- Problem description: Below are entries. Copy exactly the lines running from the line that holds "Recreate this image" to the line that holds "const legendOlder = 'Older references';", with both ends included.

[start]

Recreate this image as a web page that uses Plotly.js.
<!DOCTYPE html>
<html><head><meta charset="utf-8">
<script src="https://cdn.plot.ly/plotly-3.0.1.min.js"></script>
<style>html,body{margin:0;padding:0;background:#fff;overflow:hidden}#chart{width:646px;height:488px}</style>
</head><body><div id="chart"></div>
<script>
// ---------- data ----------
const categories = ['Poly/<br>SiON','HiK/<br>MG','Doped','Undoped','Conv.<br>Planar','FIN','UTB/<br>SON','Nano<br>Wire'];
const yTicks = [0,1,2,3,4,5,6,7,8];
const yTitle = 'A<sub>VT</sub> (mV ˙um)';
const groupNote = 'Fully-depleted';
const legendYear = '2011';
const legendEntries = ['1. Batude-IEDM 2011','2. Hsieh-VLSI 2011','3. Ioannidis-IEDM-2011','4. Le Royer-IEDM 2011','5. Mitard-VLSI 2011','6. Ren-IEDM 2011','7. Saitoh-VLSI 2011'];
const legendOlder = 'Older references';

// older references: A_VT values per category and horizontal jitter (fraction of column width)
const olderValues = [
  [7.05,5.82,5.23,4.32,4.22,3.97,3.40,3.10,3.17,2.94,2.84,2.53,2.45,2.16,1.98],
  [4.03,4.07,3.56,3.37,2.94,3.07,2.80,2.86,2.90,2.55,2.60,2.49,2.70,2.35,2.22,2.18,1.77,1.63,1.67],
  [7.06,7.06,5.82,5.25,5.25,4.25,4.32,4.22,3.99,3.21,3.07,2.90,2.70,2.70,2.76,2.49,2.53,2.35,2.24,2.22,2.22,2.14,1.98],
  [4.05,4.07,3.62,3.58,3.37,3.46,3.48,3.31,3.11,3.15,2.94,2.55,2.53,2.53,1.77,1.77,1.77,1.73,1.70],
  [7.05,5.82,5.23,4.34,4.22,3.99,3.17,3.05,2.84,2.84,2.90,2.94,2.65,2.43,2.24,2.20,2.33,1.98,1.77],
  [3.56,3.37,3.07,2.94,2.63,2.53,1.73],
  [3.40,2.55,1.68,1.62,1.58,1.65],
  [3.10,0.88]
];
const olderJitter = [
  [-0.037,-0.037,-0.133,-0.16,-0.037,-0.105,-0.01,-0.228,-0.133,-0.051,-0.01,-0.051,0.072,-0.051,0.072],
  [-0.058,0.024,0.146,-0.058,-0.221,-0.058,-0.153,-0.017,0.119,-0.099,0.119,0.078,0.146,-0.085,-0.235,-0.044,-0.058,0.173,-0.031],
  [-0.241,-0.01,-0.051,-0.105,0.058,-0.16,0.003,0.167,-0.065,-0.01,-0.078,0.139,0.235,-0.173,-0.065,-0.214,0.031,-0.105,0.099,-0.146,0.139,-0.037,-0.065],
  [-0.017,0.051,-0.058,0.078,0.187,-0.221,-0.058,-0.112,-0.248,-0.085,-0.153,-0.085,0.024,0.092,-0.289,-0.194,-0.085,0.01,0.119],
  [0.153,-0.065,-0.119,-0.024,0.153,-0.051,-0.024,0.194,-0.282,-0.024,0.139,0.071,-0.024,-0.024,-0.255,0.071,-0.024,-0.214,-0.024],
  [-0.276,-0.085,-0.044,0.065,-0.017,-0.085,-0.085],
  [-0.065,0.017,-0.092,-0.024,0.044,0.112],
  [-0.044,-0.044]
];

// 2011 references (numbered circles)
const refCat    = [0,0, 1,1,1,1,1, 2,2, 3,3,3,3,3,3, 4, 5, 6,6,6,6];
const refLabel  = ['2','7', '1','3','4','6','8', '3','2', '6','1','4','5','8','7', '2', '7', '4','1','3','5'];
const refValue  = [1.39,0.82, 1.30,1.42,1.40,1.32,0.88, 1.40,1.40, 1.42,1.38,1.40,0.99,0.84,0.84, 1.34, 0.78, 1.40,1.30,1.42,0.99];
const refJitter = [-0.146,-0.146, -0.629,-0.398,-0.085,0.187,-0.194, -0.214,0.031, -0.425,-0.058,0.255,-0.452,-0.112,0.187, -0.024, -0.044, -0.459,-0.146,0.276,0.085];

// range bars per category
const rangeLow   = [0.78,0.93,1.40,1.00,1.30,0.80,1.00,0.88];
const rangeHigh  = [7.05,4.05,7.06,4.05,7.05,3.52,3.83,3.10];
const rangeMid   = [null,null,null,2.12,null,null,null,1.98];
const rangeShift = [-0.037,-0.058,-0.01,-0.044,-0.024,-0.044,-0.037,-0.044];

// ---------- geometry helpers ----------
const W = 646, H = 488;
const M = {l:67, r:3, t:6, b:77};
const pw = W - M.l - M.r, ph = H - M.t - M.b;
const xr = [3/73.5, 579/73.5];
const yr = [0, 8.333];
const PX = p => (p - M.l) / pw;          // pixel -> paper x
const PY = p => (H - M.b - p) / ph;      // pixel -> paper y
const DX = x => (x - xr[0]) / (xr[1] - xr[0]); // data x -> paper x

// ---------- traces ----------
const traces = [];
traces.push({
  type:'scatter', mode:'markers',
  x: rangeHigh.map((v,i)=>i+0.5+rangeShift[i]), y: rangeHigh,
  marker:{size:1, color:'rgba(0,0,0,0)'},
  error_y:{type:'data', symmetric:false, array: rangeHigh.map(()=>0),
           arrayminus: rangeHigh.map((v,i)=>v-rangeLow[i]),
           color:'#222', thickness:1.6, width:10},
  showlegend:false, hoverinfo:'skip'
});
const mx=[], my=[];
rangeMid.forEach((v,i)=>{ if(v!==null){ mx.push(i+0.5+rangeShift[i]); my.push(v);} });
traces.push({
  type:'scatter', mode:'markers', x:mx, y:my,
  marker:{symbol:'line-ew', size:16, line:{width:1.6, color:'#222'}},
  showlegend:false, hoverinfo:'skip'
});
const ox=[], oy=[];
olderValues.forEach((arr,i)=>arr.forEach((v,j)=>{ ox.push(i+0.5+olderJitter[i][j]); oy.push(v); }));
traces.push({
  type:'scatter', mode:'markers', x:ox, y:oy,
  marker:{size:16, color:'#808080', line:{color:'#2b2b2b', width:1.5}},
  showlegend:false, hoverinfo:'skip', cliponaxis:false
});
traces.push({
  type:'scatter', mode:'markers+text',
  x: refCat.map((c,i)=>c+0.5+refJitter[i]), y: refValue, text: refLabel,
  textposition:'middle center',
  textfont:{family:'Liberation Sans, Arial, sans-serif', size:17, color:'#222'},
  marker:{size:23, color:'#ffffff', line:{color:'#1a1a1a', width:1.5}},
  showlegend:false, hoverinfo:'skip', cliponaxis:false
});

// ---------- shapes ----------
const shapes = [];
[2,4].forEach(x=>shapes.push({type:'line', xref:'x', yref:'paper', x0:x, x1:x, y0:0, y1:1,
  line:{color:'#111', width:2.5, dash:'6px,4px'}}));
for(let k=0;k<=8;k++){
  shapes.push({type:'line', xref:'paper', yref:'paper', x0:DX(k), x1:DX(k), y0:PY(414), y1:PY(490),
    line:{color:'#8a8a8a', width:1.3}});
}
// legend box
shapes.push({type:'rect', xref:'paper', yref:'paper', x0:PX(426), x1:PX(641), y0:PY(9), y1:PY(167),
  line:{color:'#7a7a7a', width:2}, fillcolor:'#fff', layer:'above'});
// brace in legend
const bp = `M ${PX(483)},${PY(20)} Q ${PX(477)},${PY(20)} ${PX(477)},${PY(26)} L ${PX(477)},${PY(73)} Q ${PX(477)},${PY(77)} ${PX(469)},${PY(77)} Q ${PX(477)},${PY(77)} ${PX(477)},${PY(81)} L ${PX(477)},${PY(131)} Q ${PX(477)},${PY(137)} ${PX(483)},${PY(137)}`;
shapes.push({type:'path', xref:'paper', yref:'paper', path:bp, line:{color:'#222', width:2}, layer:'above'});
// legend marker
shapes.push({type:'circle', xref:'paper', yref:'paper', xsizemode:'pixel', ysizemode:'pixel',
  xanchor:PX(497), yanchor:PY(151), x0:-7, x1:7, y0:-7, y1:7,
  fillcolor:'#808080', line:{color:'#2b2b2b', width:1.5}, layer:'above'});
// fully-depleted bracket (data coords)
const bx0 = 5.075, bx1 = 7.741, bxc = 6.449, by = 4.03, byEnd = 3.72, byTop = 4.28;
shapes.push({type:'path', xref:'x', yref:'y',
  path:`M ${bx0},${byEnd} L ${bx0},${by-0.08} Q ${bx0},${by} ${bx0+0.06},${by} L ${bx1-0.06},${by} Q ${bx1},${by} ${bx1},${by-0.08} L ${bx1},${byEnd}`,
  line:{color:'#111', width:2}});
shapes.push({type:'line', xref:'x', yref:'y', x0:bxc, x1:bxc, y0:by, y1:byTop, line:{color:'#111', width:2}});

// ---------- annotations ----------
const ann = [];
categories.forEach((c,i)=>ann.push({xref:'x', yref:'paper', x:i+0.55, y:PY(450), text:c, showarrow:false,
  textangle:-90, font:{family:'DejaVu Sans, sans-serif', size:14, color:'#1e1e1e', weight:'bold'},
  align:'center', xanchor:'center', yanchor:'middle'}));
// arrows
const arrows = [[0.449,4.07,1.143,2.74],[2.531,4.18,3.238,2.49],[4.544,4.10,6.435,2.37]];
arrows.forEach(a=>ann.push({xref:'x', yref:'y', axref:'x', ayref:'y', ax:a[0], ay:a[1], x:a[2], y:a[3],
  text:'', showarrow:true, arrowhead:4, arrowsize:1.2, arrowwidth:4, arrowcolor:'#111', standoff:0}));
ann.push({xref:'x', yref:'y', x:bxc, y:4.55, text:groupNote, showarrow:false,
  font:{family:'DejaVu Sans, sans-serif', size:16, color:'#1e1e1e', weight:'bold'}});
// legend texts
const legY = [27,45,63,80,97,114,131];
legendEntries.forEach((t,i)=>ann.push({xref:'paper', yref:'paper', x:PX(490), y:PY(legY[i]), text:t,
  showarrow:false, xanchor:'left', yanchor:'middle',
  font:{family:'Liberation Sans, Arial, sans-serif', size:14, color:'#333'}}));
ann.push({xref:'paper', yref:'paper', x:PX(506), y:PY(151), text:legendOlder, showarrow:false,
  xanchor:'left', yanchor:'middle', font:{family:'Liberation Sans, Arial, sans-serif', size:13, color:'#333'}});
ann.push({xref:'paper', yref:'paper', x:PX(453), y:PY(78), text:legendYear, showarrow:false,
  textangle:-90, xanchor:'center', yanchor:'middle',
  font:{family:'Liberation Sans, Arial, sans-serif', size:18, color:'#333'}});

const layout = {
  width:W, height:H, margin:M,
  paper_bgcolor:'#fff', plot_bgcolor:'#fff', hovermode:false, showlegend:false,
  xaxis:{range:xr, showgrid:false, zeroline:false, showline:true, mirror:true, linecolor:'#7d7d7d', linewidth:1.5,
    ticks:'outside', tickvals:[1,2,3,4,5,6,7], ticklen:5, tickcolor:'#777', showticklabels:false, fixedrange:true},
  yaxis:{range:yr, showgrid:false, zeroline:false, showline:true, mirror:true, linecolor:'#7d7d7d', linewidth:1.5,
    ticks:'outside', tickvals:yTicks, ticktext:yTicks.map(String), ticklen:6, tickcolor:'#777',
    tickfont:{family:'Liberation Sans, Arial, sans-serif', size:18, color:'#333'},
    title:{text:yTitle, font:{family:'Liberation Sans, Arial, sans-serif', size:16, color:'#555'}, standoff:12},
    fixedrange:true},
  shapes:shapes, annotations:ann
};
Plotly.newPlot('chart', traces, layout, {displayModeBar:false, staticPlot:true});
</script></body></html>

[end]
[start]

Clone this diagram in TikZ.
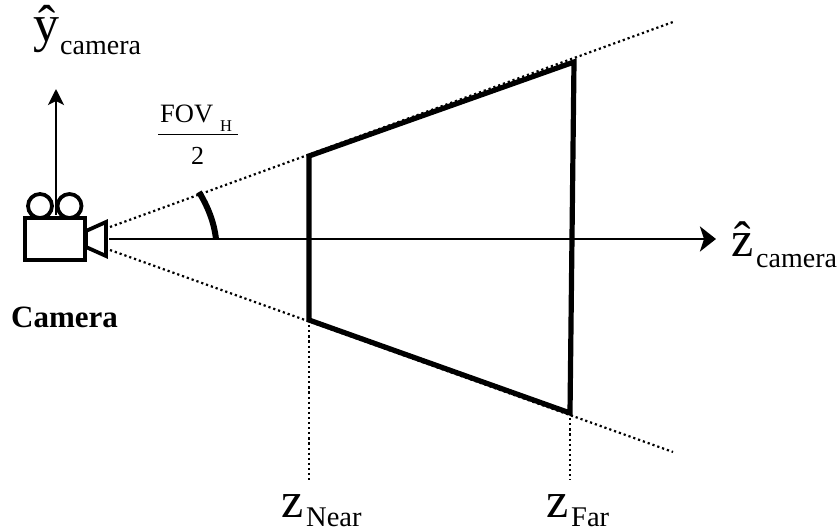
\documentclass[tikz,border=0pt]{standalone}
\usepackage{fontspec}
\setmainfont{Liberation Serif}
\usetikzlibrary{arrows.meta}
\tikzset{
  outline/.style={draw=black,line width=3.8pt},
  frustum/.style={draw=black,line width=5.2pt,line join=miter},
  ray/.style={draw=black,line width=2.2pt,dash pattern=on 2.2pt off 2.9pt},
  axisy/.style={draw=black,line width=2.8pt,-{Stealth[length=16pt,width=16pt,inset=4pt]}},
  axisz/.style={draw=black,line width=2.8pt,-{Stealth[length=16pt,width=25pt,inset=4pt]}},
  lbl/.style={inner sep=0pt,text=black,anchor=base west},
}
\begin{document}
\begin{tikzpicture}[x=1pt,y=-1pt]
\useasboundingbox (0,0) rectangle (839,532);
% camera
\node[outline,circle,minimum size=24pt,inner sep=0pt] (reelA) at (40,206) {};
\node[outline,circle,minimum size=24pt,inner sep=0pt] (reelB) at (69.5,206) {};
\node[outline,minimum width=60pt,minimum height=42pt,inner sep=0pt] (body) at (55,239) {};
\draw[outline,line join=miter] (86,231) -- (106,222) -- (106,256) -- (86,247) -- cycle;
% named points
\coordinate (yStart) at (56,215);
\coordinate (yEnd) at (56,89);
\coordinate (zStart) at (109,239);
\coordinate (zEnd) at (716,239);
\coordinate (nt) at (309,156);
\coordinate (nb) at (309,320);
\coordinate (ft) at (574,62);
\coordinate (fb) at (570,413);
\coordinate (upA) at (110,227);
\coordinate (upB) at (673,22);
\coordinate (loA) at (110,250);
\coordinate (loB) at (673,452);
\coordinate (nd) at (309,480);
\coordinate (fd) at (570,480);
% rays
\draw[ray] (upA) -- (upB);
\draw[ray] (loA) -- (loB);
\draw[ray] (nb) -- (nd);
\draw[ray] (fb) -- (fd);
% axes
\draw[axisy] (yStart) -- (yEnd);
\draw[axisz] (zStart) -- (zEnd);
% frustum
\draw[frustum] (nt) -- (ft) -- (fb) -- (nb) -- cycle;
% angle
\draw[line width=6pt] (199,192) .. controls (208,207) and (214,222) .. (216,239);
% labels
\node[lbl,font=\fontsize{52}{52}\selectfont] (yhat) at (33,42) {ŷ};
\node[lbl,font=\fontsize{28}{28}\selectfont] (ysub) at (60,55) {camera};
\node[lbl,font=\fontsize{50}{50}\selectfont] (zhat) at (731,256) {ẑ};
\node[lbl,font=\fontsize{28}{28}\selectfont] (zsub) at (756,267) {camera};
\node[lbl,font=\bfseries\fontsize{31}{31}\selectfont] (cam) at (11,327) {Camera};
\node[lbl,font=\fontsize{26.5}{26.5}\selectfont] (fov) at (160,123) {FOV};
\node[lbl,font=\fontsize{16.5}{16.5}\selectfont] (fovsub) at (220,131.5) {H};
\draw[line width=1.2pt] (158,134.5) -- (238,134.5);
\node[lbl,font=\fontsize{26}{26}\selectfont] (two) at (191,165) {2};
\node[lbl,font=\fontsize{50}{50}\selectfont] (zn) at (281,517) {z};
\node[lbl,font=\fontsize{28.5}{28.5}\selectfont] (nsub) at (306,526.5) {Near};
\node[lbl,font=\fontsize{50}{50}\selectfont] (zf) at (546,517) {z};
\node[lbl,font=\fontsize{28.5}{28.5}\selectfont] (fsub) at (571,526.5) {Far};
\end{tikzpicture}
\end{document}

[end]

- Exercise response:
Recreate this image as a web page that uses Plotly.js.
<!DOCTYPE html>
<html><head><meta charset="utf-8">
<script src="https://cdn.plot.ly/plotly-3.0.1.min.js"></script>
<style>html,body{margin:0;padding:0;background:#fff;overflow:hidden}#chart{width:646px;height:488px}</style>
</head><body><div id="chart"></div>
<script>
// ---------- data ----------
const categories = ['Poly/<br>SiON','HiK/<br>MG','Doped','Undoped','Conv.<br>Planar','FIN','UTB/<br>SON','Nano<br>Wire'];
const yTicks = [0,1,2,3,4,5,6,7,8];
const yTitle = 'A<sub>VT</sub> (mV ˙um)';
const groupNote = 'Fully-depleted';
const legendYear = '2011';
const legendEntries = ['1. Batude-IEDM 2011','2. Hsieh-VLSI 2011','3. Ioannidis-IEDM-2011','4. Le Royer-IEDM 2011','5. Mitard-VLSI 2011','6. Ren-IEDM 2011','7. Saitoh-VLSI 2011'];
const legendOlder = 'Older references';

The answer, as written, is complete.